** start of Collected material **
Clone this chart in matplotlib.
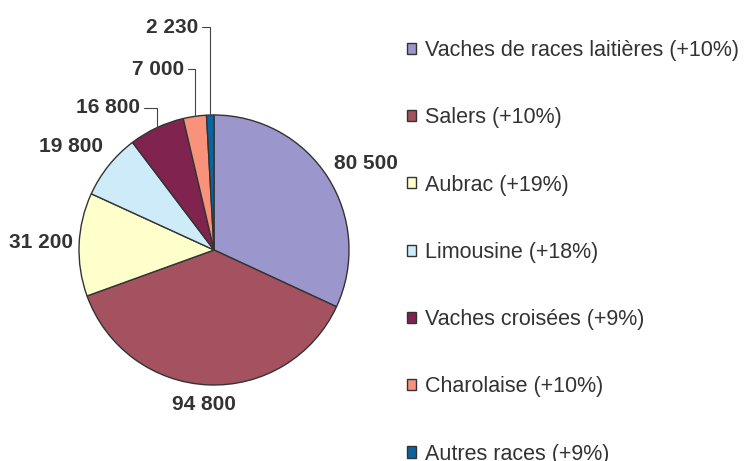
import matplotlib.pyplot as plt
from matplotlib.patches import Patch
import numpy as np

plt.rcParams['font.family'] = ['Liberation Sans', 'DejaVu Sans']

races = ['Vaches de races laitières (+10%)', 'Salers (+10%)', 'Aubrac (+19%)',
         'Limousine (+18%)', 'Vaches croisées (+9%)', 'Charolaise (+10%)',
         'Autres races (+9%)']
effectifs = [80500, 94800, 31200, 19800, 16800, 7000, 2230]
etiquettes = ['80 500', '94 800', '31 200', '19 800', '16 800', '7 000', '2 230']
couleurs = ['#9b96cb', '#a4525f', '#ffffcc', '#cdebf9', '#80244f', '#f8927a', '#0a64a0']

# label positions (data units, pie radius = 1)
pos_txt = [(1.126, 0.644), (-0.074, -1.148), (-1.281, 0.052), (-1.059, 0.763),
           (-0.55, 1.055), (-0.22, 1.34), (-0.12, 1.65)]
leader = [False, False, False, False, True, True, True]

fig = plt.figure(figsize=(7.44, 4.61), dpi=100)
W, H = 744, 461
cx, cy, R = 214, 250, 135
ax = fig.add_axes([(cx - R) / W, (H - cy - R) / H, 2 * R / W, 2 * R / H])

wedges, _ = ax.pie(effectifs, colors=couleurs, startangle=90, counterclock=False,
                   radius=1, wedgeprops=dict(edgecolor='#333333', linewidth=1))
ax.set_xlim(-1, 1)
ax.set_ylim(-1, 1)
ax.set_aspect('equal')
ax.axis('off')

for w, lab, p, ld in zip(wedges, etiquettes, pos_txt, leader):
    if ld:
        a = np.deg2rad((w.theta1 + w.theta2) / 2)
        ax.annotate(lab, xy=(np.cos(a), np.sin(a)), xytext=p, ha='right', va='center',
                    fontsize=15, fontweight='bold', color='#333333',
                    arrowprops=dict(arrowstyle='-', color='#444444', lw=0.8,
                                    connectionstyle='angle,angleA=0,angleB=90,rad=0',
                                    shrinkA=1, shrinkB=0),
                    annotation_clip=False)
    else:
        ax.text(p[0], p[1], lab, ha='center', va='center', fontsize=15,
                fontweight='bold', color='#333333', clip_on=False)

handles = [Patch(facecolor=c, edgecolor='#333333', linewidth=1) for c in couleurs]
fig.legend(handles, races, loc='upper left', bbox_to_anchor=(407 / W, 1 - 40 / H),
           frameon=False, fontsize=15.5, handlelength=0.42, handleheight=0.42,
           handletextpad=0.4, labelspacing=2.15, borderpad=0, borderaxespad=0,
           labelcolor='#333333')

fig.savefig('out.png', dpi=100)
** end of Collected material **
● What the task requires
From the first line of the listing above, repeat every line through the one holding "plt.rcParams['font.family'] = ['Liberation". Both ends count, and pictures stay out.

● In response
Clone this chart in matplotlib.
import matplotlib.pyplot as plt
from matplotlib.patches import Patch
import numpy as np

plt.rcParams['font.family'] = ['Liberation Sans', 'DejaVu Sans']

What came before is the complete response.